Kant constructed his ethics on the basis of his critique of theoretical reason. His initial assumption showed the influence of the French philosopher J. -J. Rousseau: the conviction that every individual is an end in himself and should in no way be seen as the means for carrying out any task whatever, even one for the general good. Kant declared the fundamental law of ethics to be the internal directive or “categorical imperative” requiring that one be guided by the purely formal rule: to act always according to a maxim that could become a universal law; or, in another formulation, to act in such a way that you always behave toward humanity—in both your own person and the person of others—as an end and not only as a means.
In aesthetics Kant reduced the beautiful to “disinterested” pleasure that does not depend on whether the object portrayed in the work of art exists or does not exist but that is conditioned only by its form.
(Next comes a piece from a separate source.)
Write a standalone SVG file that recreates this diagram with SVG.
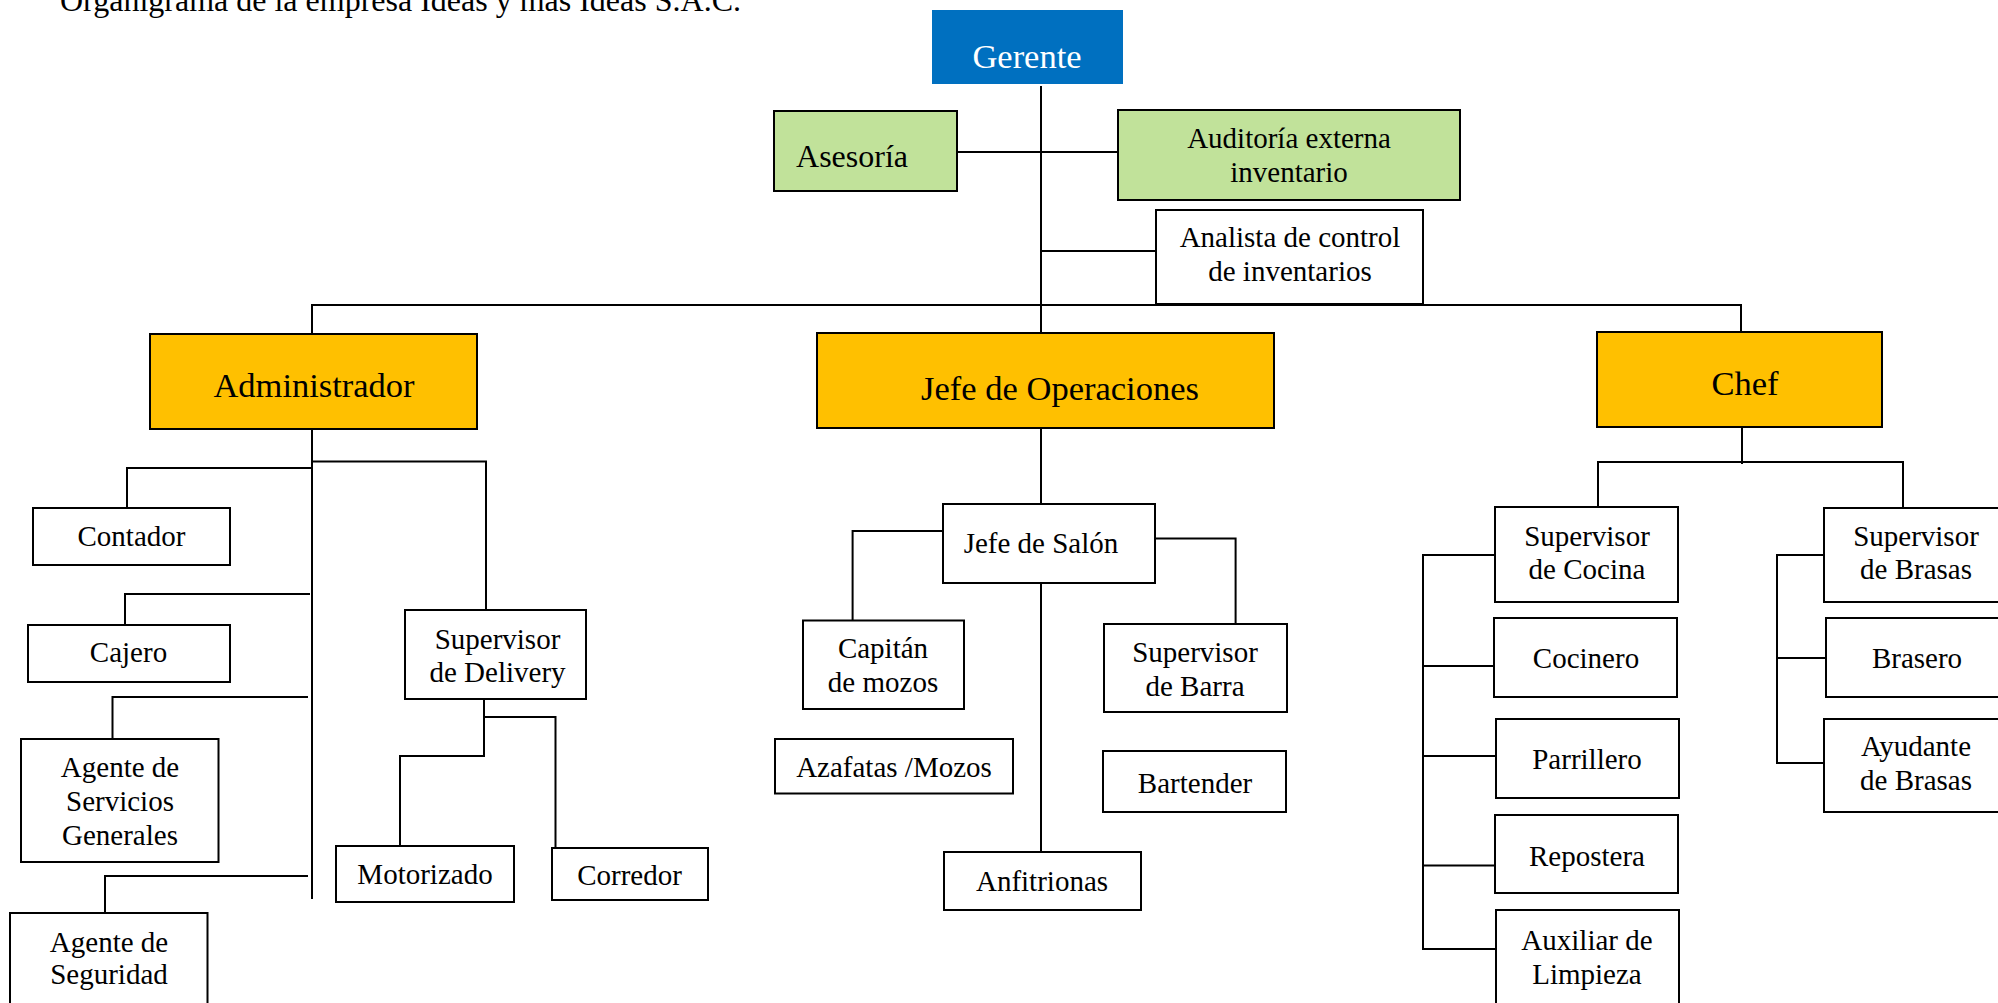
<svg xmlns="http://www.w3.org/2000/svg" width="1998" height="1003" viewBox="0 0 1998 1003">
<style>
text{font-family:"Liberation Serif","Times New Roman",serif;fill:#000;text-anchor:middle}
.b{stroke:#000;stroke-width:2;fill:#fff}
.g{fill:#C1E29A}
.o{fill:#FFC000}
.head{font-size:34.5px}
.t{font-size:29px}
#conn path,#conn line{stroke:#000;stroke-width:2;fill:none}
</style>
<rect width="1998" height="1003" fill="#fff"/>
<text x="60" y="11" style="font-size:32px;text-anchor:start">Organigrama de la empresa Ideas y mas Ideas S.A.C.</text>
<g id="conn">
<line x1="1041" y1="86" x2="1041" y2="333"/>
<line x1="957" y1="152" x2="1118" y2="152"/>
<line x1="1041" y1="251" x2="1156" y2="251"/>
<path d="M312 334 V305 H1741 V332"/>
<line x1="312" y1="429" x2="312" y2="899"/>
<path d="M312 461.5 H486 V610"/>
<path d="M312 468 H127 V508"/>
<path d="M310 594 H125 V624"/>
<path d="M308 697 H112.5 V739"/>
<path d="M308 876 H105 V912"/>
<path d="M484 699 V756 H400 V846"/>
<path d="M484 717 H555.5 V848"/>
<line x1="1041" y1="428" x2="1041" y2="504"/>
<path d="M943 531 H852.6 V620.5"/>
<path d="M1156 538.6 H1235.6 V624"/>
<line x1="1041" y1="583" x2="1041" y2="852"/>
<line x1="1742" y1="427" x2="1742" y2="464"/>
<path d="M1598 506 V462 H1903 V507"/>
<path d="M1495 555 H1423 V949 H1496"/>
<line x1="1423" y1="666" x2="1494" y2="666"/>
<line x1="1423" y1="756" x2="1496" y2="756"/>
<line x1="1423" y1="865.5" x2="1495" y2="865.5"/>
<path d="M1826 555 H1777 V763 H1824"/>
<line x1="1777" y1="658" x2="1826" y2="658"/>
</g>
<g id="gerente"><rect x="932" y="10" width="191" height="74" fill="#0070C0"/><text class="head" x="1027" y="68" style="fill:#fff">Gerente</text></g>
<g id="asesoria"><rect class="b g" x="774" y="111" width="183" height="80"/><text x="852" y="167" style="font-size:32px">Asesoría</text></g>
<g id="auditoria"><rect class="b g" x="1118" y="110" width="342" height="90"/><text class="t" x="1289" y="148">Auditoría externa</text><text class="t" x="1289" y="182">inventario</text></g>
<g id="analista"><rect class="b" x="1156" y="210" width="267" height="94"/><text class="t" x="1290" y="247">Analista de control</text><text class="t" x="1290" y="281">de inventarios</text></g>
<g id="administrador"><rect class="b o" x="150" y="334" width="327" height="95"/><text class="head" x="314" y="397">Administrador</text></g>
<g id="jefe-operaciones"><rect class="b o" x="817" y="333" width="457" height="95"/><text class="head" x="1060" y="400">Jefe de Operaciones</text></g>
<g id="chef"><rect class="b o" x="1597" y="332" width="285" height="95"/><text class="head" x="1745" y="395">Chef</text></g>
<g id="contador"><rect class="b" x="33" y="508" width="197" height="57"/><text class="t" x="131.5" y="546">Contador</text></g>
<g id="cajero"><rect class="b" x="28" y="625" width="202" height="57"/><text class="t" x="128.5" y="662">Cajero</text></g>
<g id="agente-servicios"><rect class="b" x="21" y="739" width="197.5" height="123"/><text class="t" x="120" y="777">Agente de</text><text class="t" x="120" y="811">Servicios</text><text class="t" x="120" y="845">Generales</text></g>
<g id="agente-seguridad"><rect class="b" x="10" y="913" width="197.5" height="100"/><text class="t" x="109" y="952">Agente de</text><text class="t" x="109" y="984">Seguridad</text></g>
<g id="supervisor-delivery"><rect class="b" x="405" y="610" width="181" height="89"/><text class="t" x="497.5" y="649">Supervisor</text><text class="t" x="497.5" y="682">de Delivery</text></g>
<g id="motorizado"><rect class="b" x="336" y="846" width="178" height="56"/><text class="t" x="425" y="884">Motorizado</text></g>
<g id="corredor"><rect class="b" x="552" y="848" width="156" height="52"/><text class="t" x="629.5" y="885">Corredor</text></g>
<g id="jefe-salon"><rect class="b" x="943" y="504" width="212" height="79"/><text class="t" x="1041" y="553">Jefe de Salón</text></g>
<g id="capitan"><rect class="b" x="803" y="620.5" width="161" height="88.5"/><text class="t" x="883" y="657.5">Capitán</text><text class="t" x="883" y="692">de mozos</text></g>
<g id="supervisor-barra"><rect class="b" x="1104" y="624" width="183" height="88"/><text class="t" x="1195" y="662">Supervisor</text><text class="t" x="1195" y="695.5">de Barra</text></g>
<g id="azafatas"><rect class="b" x="775" y="739" width="238" height="54.5"/><text class="t" x="894" y="776.5">Azafatas /Mozos</text></g>
<g id="bartender"><rect class="b" x="1103" y="751" width="183" height="61"/><text class="t" x="1195" y="792.5">Bartender</text></g>
<g id="anfitrionas"><rect class="b" x="944" y="852" width="197" height="58"/><text class="t" x="1042" y="890.5">Anfitrionas</text></g>
<g id="supervisor-cocina"><rect class="b" x="1495" y="507" width="183" height="95"/><text class="t" x="1587" y="546">Supervisor</text><text class="t" x="1587" y="579">de Cocina</text></g>
<g id="cocinero"><rect class="b" x="1494" y="618" width="183" height="79"/><text class="t" x="1586" y="668">Cocinero</text></g>
<g id="parrillero"><rect class="b" x="1496" y="719" width="183" height="79"/><text class="t" x="1587" y="768.5">Parrillero</text></g>
<g id="repostera"><rect class="b" x="1495" y="815" width="183" height="78"/><text class="t" x="1587" y="865.5">Repostera</text></g>
<g id="auxiliar-limpieza"><rect class="b" x="1496" y="910" width="183" height="110"/><text class="t" x="1587" y="950">Auxiliar de</text><text class="t" x="1587" y="984">Limpieza</text></g>
<g id="supervisor-brasas"><rect class="b" x="1824" y="508" width="190" height="94"/><text class="t" x="1916" y="546">Supervisor</text><text class="t" x="1916" y="579">de Brasas</text></g>
<g id="brasero"><rect class="b" x="1826" y="618" width="190" height="79"/><text class="t" x="1917" y="668">Brasero</text></g>
<g id="ayudante-brasas"><rect class="b" x="1824" y="719" width="190" height="93"/><text class="t" x="1916" y="756">Ayudante</text><text class="t" x="1916" y="790">de Brasas</text></g>
</svg>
However, Kant could not consistently maintain his formalism: despite the formal character of the categorical imperative, in his ethics he advanced the principle of the value as an end in himself of every man; and despite the formalism of his conception of the beautiful, in his aesthetics he declared the highest form of art to be poetry, since it ascends to the portrayal of the ideal.
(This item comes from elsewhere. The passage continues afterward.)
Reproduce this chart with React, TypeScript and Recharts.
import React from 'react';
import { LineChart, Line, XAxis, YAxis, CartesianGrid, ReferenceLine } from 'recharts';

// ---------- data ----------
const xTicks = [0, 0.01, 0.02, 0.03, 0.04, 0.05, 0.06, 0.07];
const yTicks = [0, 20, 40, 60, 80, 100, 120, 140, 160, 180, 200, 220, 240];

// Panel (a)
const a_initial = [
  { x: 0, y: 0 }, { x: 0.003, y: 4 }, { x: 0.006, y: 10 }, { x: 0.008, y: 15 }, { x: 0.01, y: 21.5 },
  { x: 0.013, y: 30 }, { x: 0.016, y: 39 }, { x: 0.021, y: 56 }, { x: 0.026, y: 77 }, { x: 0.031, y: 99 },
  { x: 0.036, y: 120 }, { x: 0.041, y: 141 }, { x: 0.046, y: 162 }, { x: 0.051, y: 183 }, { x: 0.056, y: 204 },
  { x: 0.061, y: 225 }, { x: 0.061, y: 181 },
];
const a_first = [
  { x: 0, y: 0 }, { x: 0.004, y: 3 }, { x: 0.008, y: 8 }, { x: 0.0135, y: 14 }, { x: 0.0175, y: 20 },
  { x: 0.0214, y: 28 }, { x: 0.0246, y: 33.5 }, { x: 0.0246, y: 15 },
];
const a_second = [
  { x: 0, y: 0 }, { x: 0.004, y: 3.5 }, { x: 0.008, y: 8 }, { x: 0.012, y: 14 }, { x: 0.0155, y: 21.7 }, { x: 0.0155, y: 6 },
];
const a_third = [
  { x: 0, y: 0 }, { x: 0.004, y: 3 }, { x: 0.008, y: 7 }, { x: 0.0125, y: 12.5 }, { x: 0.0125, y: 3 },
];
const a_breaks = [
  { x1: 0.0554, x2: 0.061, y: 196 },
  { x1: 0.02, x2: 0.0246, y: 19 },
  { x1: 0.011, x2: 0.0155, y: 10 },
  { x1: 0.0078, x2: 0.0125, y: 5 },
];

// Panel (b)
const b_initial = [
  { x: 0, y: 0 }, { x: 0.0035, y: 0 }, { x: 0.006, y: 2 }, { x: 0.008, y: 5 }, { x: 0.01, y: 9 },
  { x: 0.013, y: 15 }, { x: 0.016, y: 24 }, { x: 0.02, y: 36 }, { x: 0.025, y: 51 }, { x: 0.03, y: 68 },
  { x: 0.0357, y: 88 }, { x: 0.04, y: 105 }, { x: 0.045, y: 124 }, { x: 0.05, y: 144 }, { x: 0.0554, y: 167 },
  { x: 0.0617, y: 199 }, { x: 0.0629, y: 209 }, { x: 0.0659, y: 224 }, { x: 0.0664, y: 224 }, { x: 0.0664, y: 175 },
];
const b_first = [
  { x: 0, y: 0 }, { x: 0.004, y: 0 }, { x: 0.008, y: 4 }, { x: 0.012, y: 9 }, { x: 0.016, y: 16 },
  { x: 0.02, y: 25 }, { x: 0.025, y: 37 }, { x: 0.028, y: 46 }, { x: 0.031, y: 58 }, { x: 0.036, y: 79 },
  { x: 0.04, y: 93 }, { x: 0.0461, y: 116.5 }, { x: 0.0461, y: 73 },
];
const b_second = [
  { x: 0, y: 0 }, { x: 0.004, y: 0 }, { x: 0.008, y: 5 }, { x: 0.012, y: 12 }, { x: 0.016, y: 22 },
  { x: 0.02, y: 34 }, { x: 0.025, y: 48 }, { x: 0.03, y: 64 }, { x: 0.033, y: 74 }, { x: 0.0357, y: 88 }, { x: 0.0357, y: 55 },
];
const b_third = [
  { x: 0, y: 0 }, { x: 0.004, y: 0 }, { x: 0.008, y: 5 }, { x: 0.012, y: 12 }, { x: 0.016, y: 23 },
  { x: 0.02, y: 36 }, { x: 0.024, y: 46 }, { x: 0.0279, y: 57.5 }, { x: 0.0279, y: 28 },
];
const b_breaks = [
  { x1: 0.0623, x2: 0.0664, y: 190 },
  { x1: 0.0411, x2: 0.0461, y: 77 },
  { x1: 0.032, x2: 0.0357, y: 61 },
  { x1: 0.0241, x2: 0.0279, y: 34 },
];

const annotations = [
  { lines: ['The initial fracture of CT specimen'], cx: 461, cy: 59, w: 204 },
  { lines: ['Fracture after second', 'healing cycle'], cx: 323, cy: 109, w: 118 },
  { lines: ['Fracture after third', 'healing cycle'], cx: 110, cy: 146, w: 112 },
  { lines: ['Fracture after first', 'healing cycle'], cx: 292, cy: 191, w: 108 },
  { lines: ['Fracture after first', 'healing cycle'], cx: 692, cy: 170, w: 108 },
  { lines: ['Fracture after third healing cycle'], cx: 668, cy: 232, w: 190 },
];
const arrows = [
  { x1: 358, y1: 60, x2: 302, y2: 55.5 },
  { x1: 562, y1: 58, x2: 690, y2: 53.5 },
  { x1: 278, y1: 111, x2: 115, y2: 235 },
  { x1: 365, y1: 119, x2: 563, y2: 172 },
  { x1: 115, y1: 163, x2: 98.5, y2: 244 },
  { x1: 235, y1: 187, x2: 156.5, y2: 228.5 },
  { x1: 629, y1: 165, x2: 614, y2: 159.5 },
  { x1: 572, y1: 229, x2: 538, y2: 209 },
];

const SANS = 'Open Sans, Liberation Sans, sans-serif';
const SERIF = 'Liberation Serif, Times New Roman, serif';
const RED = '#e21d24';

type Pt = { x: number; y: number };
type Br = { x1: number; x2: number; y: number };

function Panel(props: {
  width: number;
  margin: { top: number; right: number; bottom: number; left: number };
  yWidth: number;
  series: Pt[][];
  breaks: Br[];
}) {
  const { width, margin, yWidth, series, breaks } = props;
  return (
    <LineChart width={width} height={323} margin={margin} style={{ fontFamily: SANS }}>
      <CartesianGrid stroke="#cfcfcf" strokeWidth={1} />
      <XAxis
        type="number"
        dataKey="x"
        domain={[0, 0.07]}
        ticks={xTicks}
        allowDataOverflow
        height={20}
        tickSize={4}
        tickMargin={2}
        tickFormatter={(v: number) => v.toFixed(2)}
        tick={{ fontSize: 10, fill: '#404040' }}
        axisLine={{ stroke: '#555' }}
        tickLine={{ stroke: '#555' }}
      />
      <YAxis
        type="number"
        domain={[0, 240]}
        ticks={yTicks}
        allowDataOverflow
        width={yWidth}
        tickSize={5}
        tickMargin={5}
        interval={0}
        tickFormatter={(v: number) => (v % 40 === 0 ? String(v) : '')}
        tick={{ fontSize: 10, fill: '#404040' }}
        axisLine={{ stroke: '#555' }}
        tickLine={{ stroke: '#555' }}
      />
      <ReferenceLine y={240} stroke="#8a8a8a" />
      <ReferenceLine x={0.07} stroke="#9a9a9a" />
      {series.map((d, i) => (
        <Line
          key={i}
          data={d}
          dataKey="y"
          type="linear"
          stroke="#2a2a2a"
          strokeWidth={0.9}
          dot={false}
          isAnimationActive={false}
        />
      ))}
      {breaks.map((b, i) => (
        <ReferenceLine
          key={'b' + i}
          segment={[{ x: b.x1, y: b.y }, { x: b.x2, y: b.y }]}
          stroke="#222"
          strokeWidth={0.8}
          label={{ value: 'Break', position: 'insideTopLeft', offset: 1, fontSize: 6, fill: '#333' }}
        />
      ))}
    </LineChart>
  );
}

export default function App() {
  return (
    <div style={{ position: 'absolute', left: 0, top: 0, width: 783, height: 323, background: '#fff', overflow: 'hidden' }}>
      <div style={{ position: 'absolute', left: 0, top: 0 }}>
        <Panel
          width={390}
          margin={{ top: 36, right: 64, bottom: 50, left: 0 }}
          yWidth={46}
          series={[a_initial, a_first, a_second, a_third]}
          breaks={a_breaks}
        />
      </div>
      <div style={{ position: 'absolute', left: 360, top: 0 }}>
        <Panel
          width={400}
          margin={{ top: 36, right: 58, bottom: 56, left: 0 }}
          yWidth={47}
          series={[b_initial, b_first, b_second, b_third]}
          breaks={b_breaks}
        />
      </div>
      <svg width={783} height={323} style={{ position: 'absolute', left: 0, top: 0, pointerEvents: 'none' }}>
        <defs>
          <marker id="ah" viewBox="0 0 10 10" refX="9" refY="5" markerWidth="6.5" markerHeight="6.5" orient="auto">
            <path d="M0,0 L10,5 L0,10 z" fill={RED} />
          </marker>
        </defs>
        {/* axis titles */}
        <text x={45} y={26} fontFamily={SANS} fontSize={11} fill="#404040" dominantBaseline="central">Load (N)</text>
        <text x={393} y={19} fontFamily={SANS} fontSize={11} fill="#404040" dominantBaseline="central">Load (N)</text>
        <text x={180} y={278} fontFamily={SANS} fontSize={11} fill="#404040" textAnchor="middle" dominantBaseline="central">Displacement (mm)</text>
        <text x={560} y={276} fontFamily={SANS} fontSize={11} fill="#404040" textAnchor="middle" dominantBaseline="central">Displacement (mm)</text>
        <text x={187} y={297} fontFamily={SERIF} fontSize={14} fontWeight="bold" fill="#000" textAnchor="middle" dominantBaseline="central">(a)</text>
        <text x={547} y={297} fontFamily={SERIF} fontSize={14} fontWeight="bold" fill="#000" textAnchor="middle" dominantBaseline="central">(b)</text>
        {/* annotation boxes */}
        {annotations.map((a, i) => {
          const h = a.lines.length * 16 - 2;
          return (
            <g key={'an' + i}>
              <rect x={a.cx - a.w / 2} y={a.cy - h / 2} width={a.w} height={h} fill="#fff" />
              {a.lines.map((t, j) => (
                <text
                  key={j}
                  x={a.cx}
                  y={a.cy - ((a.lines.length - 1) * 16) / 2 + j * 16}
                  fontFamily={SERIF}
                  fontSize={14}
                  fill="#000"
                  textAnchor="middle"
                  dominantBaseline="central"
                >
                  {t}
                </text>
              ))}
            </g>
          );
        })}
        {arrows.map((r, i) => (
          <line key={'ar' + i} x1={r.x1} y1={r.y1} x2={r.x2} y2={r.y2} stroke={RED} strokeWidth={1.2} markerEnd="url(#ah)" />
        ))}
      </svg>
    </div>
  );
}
Kant’s ideas on the role of antagonisms in the historical process of the life of society were progressive. According to Kant, the attainment of the greatest goal of humanity, universal legal civil status, was possible only through the action of forces that seem to be the source only of struggle and enmity. Along with this, a state of perpetual peace among all states was to be attained. Kant considered the means for establishing and preserving peace to be the development of international trade and contacts, with their mutual advantages for various states.
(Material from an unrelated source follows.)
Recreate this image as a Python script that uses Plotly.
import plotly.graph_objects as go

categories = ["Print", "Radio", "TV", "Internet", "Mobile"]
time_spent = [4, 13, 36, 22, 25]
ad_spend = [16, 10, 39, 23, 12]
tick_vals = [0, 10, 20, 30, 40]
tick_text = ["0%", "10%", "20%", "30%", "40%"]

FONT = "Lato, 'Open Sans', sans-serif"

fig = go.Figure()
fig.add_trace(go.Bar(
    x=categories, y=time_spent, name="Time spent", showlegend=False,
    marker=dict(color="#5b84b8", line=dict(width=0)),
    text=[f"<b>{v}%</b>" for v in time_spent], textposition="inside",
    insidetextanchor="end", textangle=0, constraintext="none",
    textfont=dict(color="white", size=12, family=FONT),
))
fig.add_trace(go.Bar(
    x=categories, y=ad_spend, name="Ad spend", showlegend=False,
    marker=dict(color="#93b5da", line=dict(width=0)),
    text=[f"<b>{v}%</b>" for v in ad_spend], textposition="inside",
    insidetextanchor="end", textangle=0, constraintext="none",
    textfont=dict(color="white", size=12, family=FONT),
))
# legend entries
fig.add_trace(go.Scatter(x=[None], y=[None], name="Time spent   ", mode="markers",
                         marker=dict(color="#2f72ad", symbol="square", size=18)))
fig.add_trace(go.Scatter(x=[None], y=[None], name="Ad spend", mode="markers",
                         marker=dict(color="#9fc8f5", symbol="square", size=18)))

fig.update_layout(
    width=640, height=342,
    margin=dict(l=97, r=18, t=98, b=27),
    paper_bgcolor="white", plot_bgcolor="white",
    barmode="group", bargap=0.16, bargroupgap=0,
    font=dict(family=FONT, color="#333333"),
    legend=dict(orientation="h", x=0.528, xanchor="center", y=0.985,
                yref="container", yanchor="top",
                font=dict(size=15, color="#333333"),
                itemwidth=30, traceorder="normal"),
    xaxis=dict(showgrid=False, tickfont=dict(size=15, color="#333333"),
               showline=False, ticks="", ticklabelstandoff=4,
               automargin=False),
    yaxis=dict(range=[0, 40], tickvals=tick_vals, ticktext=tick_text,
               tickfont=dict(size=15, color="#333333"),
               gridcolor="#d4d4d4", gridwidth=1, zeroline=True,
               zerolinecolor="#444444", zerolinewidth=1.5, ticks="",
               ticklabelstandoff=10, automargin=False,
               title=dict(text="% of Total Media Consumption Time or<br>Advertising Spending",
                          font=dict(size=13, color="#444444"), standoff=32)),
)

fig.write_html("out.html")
Although Kant’s theories contained abundant contradictions, they exerted an enormous influence on the later development of scientific and philosophical thought. By his theories on the antinomies of reason, Kant played an outstanding role in the development of dialectics. Philosophers of the most diverse tendencies have both criticized Kant and tried to develop his ideas. Neo-Kantianism, which arose in the 1860’s, tried to elaborate a system of idealism on the basis of Kant’s ideas. The dual character of Kant’s philosophy, which allowed it to be criticized both from the right and from the left, was noted by the classical writers of Marxism-Leninism, who highly valued its positive aspects while criticizing its subjective idealist and agnostic tendencies (see V. I. Lenin, Poln. sobr. sock, 5th ed., vol. 18, pp. 202–14). Karl Marx considered that in terms of its social content Kant’s philosophy was a German theory of the French bourgeois revolution (see K. Marx and F. Engels, Sock, 2nd ed., vol. 3, p. 184).